PARIS – The Lutetia, Paris’ iconic Rive Gauche, Art Deco hotel re-opened its centenary doors on Thursday after a long-overdue 4-year refurbishment.
This 1910 establishment has witnessed from unrepeatable peacetime literary episodes to unspeakable wartime evil but has survived it all thanks to its unique sense of serene, cosmopolitan, sophistication.
After its renovation, the room where Charles de Gaulle spent his wedding night in 1921 no longer exists nor does the bar where Albert Cohen wrote part of his “Belle du Seigneur” manuscript. Even so, recovering the spirit of one of Paris’ most representative Rive Gauche landmarks was a stated goal of Alrov, the Israeli group that purchased the hotel in 2010 for 145 million euros and invested a similar amount in restoring it back to its original glory.
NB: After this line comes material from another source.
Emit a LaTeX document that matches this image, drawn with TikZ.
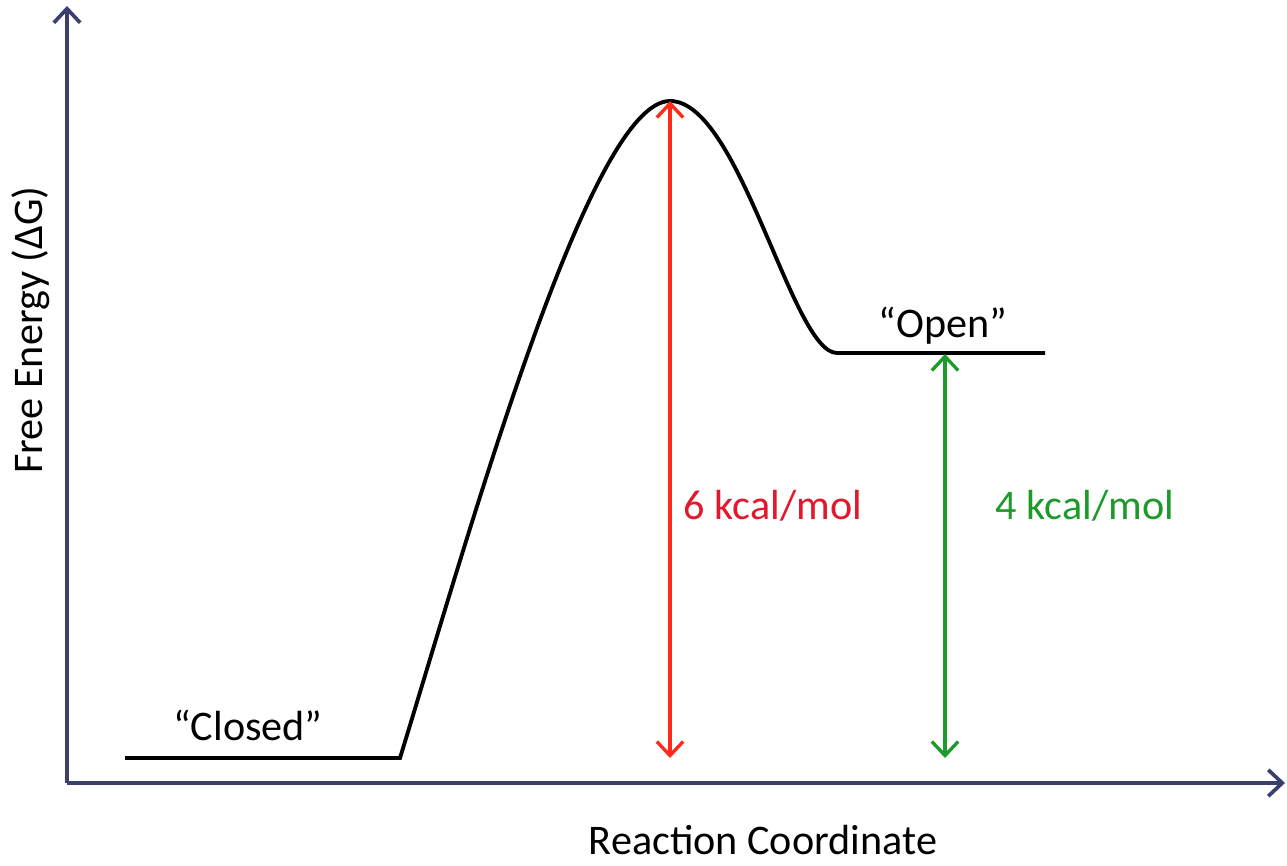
\documentclass[tikz,border=0pt]{standalone}
\usepackage{fontspec}
\setmainfont{Carlito}
\usetikzlibrary{arrows.meta}
\definecolor{axiscol}{HTML}{3B3F6E}
\definecolor{redarr}{HTML}{FF2A1A}
\definecolor{redtxt}{HTML}{E2182C}
\definecolor{greenarr}{HTML}{1E9A2A}
\begin{document}
\begin{tikzpicture}[x=0.02cm,y=-0.02cm,
  lbl/.style={font=\fontsize{24}{28}\selectfont, inner sep=0pt},
  axis/.style={axiscol, line width=2.1pt, -{Straight Barb[length=8pt,width=15pt,line width=2.1pt]}},
  energy/.style={black, line width=2.2pt},
  gap/.style={line width=1.9pt, {Straight Barb[length=8pt,width=15pt,line width=1.9pt]}-{Straight Barb[length=8pt,width=15pt,line width=1.9pt]}}]
\useasboundingbox (0,0) rectangle (1287,865);
\coordinate (origin) at (67,783);
\coordinate (ytop) at (67,6);
\coordinate (xend) at (1285,783);
\coordinate (c1) at (125,758);
\coordinate (c2) at (400,758);
\coordinate (peak) at (670,101);
\coordinate (o1) at (837,353);
\coordinate (o2) at (1045,353);
\coordinate (rbot) at (670,758);
\coordinate (gtop) at (945,354);
\coordinate (gbot) at (945,758);
\draw[axis] (origin) -- (ytop);
\draw[axis] (origin) -- (xend);
\draw[energy] (c1) -- (c2) .. controls (470,530) and (590,101) .. (peak)
  .. controls (740,101) and (792,353) .. (o1) -- (o2);
\draw[gap, redarr] (peak) -- (rbot);
\draw[gap, greenarr] (gtop) -- (gbot);
\node[lbl, anchor=base] (closed) at (248,740) {“Closed”};
\node[lbl, anchor=base] (open) at (943,337) {“Open”};
\node[lbl, anchor=base, text=redtxt] (six) at (773,519) {6 kcal/mol};
\node[lbl, anchor=base, text=greenarr] (four) at (1085,519) {4 kcal/mol};
\node[lbl, rotate=90, anchor=base] (ylab) at (42,330) {Free Energy (ΔG)};
\node[lbl, anchor=base] (xlab) at (763,854) {Reaction Coordinate};
\end{tikzpicture}
\end{document}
Its 184 rooms will no longer cost 300 euros but 850 euros (minimum) per night, increasing up to 20,000 euros per night for its 40 more exclusive suites, of which seven are themed and have borrowed the names of famous clients that slept there such as Josephine Baker, Jean-Paul Sartre or James Joyce.
In the opinion of luxury expert Abraham de Amezaga: “The idea is to recover its status as a Rive Gauche landmark, probably by attracting Anglo-Saxon, or perhaps Mexican or Brazilian clientele, but its regular public belongs to this neighborhood, where you can walk past Ines de la Fressange as she goes shopping or Brigitte Bardot taking a walk.”
During the Second World War, the Lutetia became the Gestapo’s (Abwher) wartime HQ in Paris HQ. After Paris was liberated it lodged French resistance members and later returning Holocaust survivors.
Built 108 years ago by the Boucicaut family, owners of Paris’ Bon Marche exclusive department stores, the hotel still retains its original façade shaped as sea waves but now has more spacious rooms, a spa and swimming pool plus a new five-star rating.
Its renovation has recovered its Belle Epoque stained glass ceilings, inside patios, frescoes, bronze statues and original bar, the Josephine.
The hotel will offer Jazz concerts every Friday and Saturday night and next November will inaugurate a restaurant under the direction of Gérald Passedat, chef of Marseille’s Petit Nice (Three Michelin stars).
Regardless of these upgrades, the Lutetia owners hope their exclusive, chic Parisian neighbors will continue supporting them with their daily patronage.